Jada Williamson (foreground, from left), Angela Gibbs (in chair), Miguel Mayfield, Shaniqua Footman, Shelia Pierce, Aiasha Fleurantin (partially visible), Nykeshia Footman and Torri Hammond gathered in Mayfield's Fulfillment Salon Day Spa in North Charles

A woman shares more with her hairstylist than the natural color of her hair. Health and family are frequent topics of conversation in salons.

That's why black beauty salons and barbershops in South Carolina may become the front line for health education about screening for colon cancer, a disease that disproportionately affects blacks.

"Barbershops and salons are the cornerstone of our community," said Tia Brewer-Footman, co-owner of FB Enterprises, a member of the alliance spearheading the awareness effort. "Women and men speak freely, beyond the topic of hairstyles. We talk about our lives and often confide about our health or the health of our loved ones."

The S.C. Cancer Alliance, the American Cancer Society, the University of South Carolina Center for Colon Cancer Research, S.C. Gastroenterology Association and FB Enterprises, publisher of the black women's beauty magazine hair etc., launched the statewide program called Shop Talk: Keep it Movin'.

In about six months, stylists will begin training to learn how to educate clients about colon cancer screening.

Dr. Frank Berger, director of the USC research center, said that every day six families in South Carolina learn a loved one is affected, and two people die.

That adds up to about 2,230 people in the state who will be diagnosed with colon cancer, according to an estimate from the American Cancer Society. And nearly 800 people will die from the disease.

Black people are more likely to die of colon cancer than any other group, according to Centers for Disease Control

and Prevention.

No one is sure why the rates are disproportionate said Virginie Daguise,

an epidemiologist with the S.C. Department of Health and Environmental Control.

Berger said a complex set of factors may be to blame. Awareness, education, economics and genetics are a few of the variables at work, he said.

When colon cancer is detected early and treated, the five-year survival rate is 90 percent, according to the CDC. If everyone age 50 or older was regularly screened, the center estimates that as many as 60 percent of deaths from colon cancer could be prevented.

"You are the centerpiece for disseminating health information," Brewer-Footman told the stylists gathered at Fulfillment Salon Day Spa on Ashley Phosphate Road in North Charleston to learn about the program.

Kim Jackson, a stylist at Divine Beauty Hair Salon, lost her grandmother in 1989 to colon cancer. She said she looks forward to sharing what she's learned with clients.
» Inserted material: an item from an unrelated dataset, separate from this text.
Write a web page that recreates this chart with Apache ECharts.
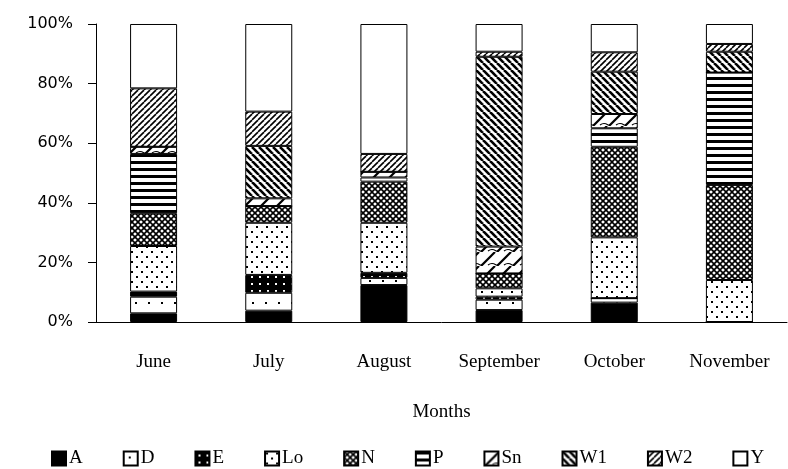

"Lots of people don't get to their doctors as often as they should, but they'll take care of their hair," Jackson said.

Getting screened

People should begin colon cancer screening at age 50, unless there is a high risk at a younger age. There are four main types of screenings:

-- Fecal occult blood test, which checks for hidden blood in three consecutive stool samples, should be administered every year.

-- Flexible sigmoidoscopy, where physicians use a flexible, lighted tube (sigmoidoscope) to inspect visually the interior walls of the rectum and part of the colon, should be administered every five years.

-- Double-contrast barium enema, a test that uses a series of X-rays of the colon and rectum (taken after the patient is given an enema containing barium dye followed by an injection of air in the lower bowel), should be administered every five years.

-- Colonoscopy, where physicians use a flexible, lighted tube (colonoscope) to inspect visually the interior walls of the rectum and the entire colon, should be administered every 10 years.